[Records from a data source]
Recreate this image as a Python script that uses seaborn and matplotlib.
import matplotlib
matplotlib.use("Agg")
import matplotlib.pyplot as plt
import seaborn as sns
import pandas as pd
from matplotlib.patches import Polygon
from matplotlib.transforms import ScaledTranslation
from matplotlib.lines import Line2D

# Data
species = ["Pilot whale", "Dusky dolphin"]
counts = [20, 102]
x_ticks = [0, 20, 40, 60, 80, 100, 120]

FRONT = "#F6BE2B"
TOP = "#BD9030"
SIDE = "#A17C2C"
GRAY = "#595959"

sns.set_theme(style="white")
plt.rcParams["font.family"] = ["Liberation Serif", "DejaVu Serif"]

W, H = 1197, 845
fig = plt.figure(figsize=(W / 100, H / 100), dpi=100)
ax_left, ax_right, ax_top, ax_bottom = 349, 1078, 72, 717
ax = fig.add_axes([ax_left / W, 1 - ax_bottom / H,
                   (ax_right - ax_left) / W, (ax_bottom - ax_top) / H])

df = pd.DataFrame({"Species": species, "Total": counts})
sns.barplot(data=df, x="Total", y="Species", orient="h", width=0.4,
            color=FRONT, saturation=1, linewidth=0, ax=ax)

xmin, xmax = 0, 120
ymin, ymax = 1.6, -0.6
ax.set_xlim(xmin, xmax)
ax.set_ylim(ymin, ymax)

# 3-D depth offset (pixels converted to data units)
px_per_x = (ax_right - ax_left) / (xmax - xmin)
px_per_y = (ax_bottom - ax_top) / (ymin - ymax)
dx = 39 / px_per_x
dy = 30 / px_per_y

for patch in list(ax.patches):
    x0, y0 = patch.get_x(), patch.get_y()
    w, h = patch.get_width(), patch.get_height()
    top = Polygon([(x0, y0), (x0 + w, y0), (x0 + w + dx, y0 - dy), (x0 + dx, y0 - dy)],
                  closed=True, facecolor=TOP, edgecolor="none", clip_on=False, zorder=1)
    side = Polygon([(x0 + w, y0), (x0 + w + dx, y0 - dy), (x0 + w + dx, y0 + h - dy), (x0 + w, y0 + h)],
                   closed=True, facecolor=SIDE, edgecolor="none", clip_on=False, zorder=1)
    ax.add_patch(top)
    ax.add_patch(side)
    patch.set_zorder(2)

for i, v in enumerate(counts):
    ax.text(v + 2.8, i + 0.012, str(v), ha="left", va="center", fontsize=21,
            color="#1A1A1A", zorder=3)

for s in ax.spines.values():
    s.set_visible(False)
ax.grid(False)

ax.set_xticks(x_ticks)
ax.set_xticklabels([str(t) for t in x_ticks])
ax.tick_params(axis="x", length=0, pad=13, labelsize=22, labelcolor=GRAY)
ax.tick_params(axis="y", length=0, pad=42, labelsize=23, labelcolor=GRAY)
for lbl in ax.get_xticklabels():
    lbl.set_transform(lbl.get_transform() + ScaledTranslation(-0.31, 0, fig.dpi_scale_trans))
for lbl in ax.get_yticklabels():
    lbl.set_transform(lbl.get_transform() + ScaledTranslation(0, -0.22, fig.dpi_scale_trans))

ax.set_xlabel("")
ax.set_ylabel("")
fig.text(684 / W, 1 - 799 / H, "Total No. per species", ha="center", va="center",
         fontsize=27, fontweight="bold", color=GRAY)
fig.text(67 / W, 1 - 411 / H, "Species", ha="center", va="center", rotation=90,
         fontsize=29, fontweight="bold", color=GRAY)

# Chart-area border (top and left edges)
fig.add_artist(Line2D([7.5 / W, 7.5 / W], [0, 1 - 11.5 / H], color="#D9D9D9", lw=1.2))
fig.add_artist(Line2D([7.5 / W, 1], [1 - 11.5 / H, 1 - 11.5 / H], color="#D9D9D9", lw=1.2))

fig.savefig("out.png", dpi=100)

...

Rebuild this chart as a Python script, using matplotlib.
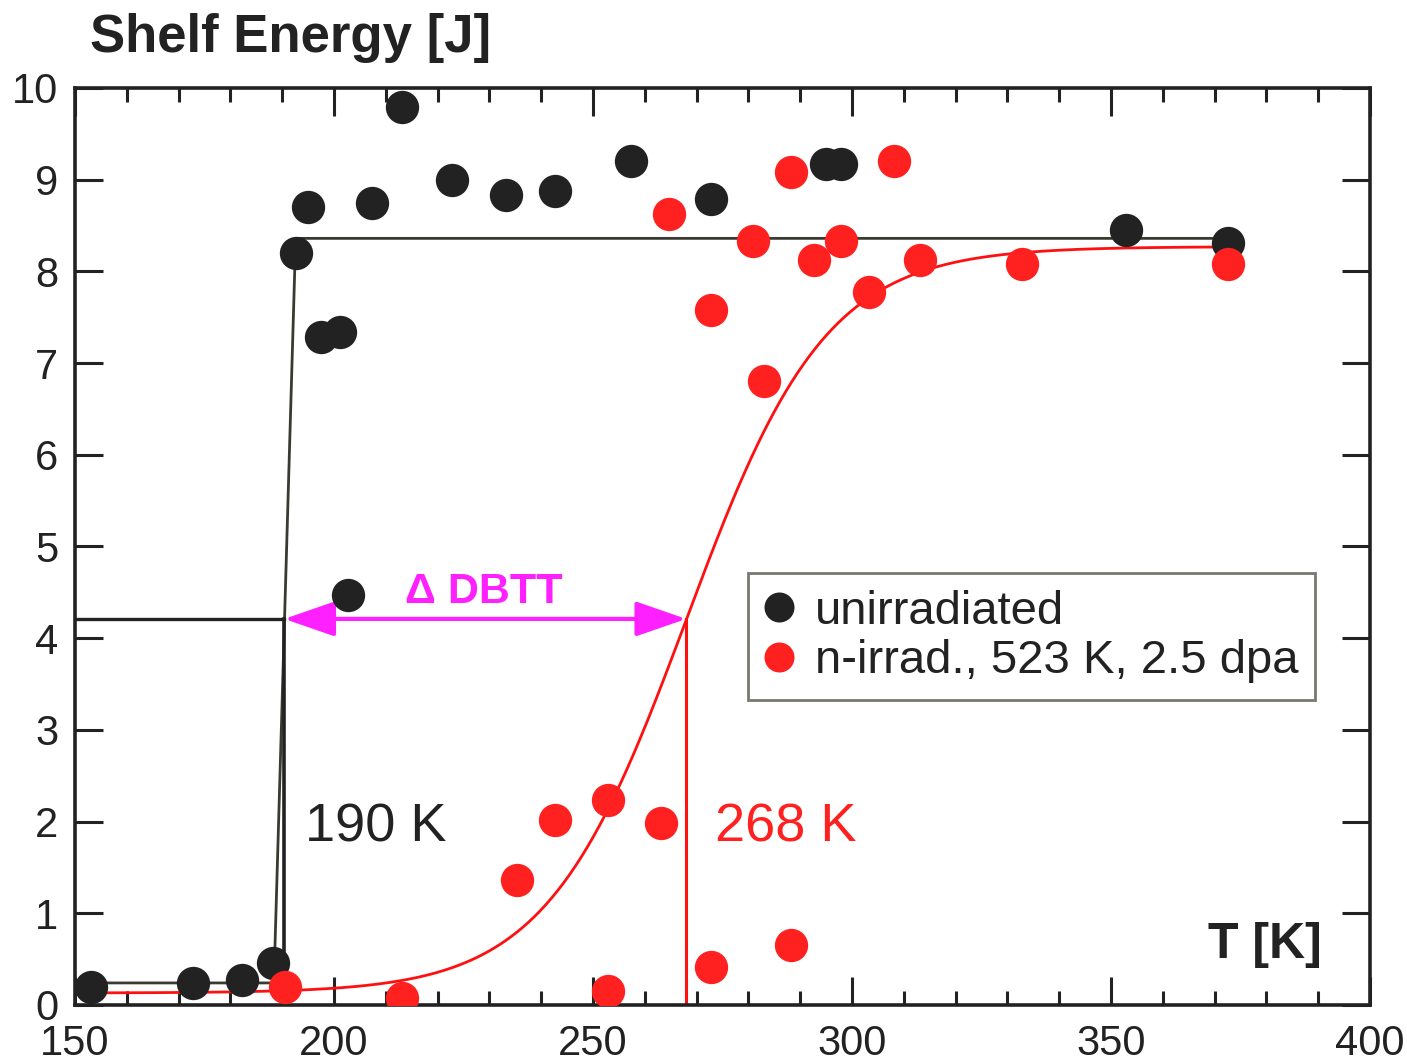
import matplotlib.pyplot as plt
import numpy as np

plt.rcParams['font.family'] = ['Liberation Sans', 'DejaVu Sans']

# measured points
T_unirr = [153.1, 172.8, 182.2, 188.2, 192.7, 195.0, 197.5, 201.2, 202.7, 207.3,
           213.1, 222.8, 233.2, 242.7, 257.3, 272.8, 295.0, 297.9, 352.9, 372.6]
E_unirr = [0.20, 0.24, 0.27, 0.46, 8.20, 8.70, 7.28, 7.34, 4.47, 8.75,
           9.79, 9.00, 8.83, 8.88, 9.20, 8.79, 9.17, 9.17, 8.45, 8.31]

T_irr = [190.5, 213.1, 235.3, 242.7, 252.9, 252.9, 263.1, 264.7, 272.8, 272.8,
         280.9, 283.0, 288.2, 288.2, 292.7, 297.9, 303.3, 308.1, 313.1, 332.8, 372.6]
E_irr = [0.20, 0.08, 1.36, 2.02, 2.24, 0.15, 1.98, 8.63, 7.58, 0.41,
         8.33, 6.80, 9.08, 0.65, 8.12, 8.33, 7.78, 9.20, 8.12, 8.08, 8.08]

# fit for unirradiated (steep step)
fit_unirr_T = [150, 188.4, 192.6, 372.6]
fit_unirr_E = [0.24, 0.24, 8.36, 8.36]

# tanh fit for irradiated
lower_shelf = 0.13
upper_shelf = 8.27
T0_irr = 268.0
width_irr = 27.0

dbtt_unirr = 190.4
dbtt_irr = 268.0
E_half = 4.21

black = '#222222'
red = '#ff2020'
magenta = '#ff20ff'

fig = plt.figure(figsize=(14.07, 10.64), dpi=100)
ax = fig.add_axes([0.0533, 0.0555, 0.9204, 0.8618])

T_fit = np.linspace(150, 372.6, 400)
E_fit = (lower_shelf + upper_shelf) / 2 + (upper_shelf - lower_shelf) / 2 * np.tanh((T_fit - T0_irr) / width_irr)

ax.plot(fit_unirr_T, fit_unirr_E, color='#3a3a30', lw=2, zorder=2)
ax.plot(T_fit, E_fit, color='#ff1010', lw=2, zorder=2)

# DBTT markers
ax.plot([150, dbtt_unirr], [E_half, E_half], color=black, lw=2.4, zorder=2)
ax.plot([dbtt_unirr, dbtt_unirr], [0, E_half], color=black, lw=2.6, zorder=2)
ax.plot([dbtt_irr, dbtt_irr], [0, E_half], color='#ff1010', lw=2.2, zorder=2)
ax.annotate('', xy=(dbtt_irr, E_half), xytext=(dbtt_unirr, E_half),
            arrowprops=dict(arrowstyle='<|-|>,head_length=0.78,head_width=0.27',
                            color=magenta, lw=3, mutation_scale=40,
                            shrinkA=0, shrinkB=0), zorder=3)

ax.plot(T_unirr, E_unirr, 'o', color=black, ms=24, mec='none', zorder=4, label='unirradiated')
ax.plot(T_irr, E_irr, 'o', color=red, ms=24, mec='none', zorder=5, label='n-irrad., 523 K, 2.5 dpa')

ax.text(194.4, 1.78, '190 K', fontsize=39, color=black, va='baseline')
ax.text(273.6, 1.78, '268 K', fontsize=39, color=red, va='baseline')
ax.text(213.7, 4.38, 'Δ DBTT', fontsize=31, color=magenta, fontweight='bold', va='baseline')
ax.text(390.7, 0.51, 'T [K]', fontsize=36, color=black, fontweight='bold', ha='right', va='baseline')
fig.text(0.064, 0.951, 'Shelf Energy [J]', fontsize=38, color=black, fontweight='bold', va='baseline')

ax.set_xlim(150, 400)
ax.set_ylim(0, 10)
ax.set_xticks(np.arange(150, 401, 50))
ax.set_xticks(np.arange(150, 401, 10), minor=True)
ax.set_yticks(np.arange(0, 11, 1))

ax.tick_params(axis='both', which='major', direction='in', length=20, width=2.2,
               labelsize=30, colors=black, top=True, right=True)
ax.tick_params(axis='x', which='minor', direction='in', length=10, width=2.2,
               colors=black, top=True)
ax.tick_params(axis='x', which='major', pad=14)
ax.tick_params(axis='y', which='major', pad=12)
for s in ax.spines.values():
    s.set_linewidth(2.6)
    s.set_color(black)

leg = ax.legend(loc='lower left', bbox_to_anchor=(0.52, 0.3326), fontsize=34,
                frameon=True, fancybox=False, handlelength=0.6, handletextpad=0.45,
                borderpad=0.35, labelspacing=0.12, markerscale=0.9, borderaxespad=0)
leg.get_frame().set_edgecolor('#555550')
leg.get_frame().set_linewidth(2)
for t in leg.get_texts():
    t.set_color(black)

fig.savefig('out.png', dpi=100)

• DIRECTIONS FOR THIS TASK
In the listing above, locate the line with "Recreate this image" and the line with "from matplotlib.lines import Line2D", then extract exactly those lines and every line between them, and nothing more.

• RESPONSE TO THIS EXERCISE
Recreate this image as a Python script that uses seaborn and matplotlib.
import matplotlib
matplotlib.use("Agg")
import matplotlib.pyplot as plt
import seaborn as sns
import pandas as pd
from matplotlib.patches import Polygon
from matplotlib.transforms import ScaledTranslation
from matplotlib.lines import Line2D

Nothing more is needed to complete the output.